The Broomway [is] close to paradox.  [It] is a right of way and as such is inscribed on maps and in law, but [it is] also swept clean of the trace of passage twice daily by the tides…  Half a mile offshore, walking on silver water, we found a curved path that extended gracefully and without apparent end to our north and south…  It was a shallow tidal channel and the water it held caught and pooled the sun, such that its route existed principally as flux; a phenomenon of lights and currents.  Its bright line curved away from us:  an ogee or line of beauty whose origin we could not explain and whose invitation to follow we could not disobey, so we walked it northwards, along that glowing track made neither of water nor of land, which led us further and still further out to sea…

  • “Where I am going, you cannot follow me now,” said Jesus.
  • “A little while, and you will no longer see me, and again a little while, and you will see me.”
  • “When the spirit of truth comes” – when the tide goes out? – “he will guide you into all truth” – the path will emerge showing us the way to go?

If Luke’s Spirit is best described as wind and fire, John’s Spirit might best be described with water.  Like water, John’s Spirit is within each of us who make up the Church, having been poured into us at Baptism.  Like water, like the Broomway under the sea, John’s Spirit lies deep within.  Like the Broomway, though we know the Spirit is there, we may not always be able to see it.  Like the Broomway, if we would glimpse the Spirit, patience is required.  And like the waters do to the Broomway “twice daily by the tides,” John’s Spirit – who is all about sin and forgiveness – daily sweeps clean our “path:

  • so that we need not get stuck, or “frozen in time”
  • so that we might be free to “assimilate new experiences”
  • so that we might not live lives lonely or humiliated or alienated
  • so that we might be available to receive the life abundant that Jesus desires to give us

And (here is what unites both John’s and Luke’s accounts):

  • in order that we might be connected and have association
  • in order that the cut-off elements of our lives might be integrated into a narrative that gives life
  • in order that we can say “that was then, and this is now”

we have been baptized into an ekklesia, a Church, whose business is reconciling all people with God and each other in Christ, and through whom the Spirit seeks to make all things new.

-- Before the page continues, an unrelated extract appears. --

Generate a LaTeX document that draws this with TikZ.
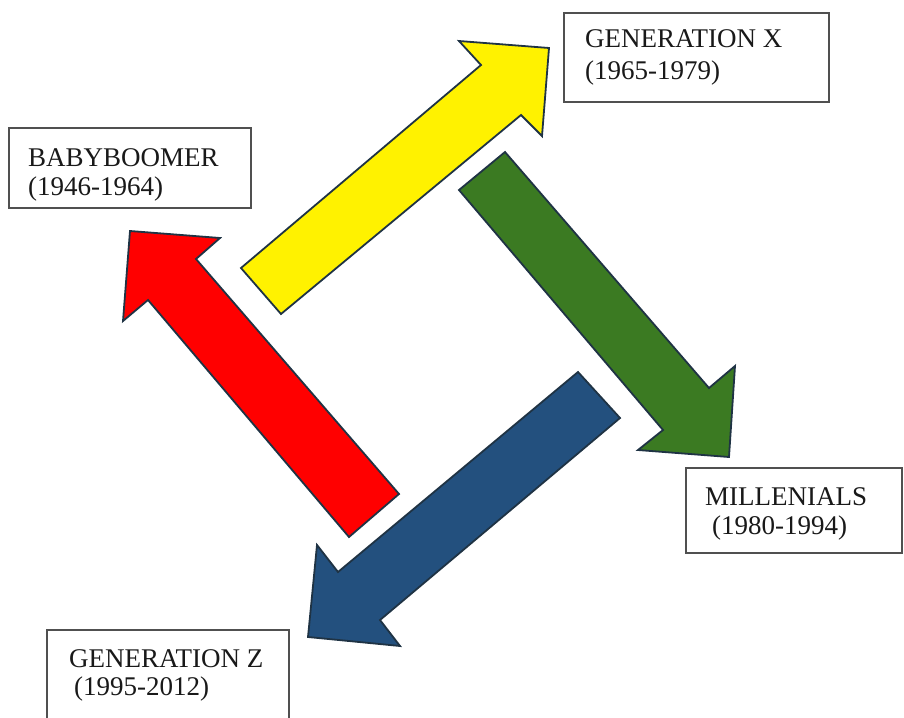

We might not notice it (because the Spirit often lies deep within), but I hope it might be getting a little hot in here.  And I hope I was right about those doors opening outward.  For even though I know the original reason why doors in public buildings must open outward and have breaker bars is on account of the Cocoanut Grove fire and the changes in the building codes the fire led to, I hope that our church’s doors open outward and cannot lock people in for another reason:

I hope that our doors open outward because we in the Church are breathing through Pentecost’s two “lungs” of John and Acts.  I hope our doors open outward because we in the Church know that we are washed and forgiven (daily!) by the Spirit.  I hope our doors open outward because we in the Church are truly allowing the Spirit’s power to blow into our lives and with force.  I hope our doors open outward, not on account of building codes, but because our lives will have been so changed and enlarged, because our lives will have been made so bold and unstoppable, because our lives will have been given such love and joy and peace by the gifts of the Holy Spirit, that deep within, perhaps in places yet unseen, we ourselves will have become fire.  And I hope that we will be so “on fire” that God will want to let us out – that God will want to drive us out!  Because, God forbid, we don’t want to set the church on fire.  That would be just another, mini Cocoanut Grove.  God doesn’t want us to set the church on fire; God wants us to take these gifts of the Holy Spirit that God has given us and to go and set the world on fire.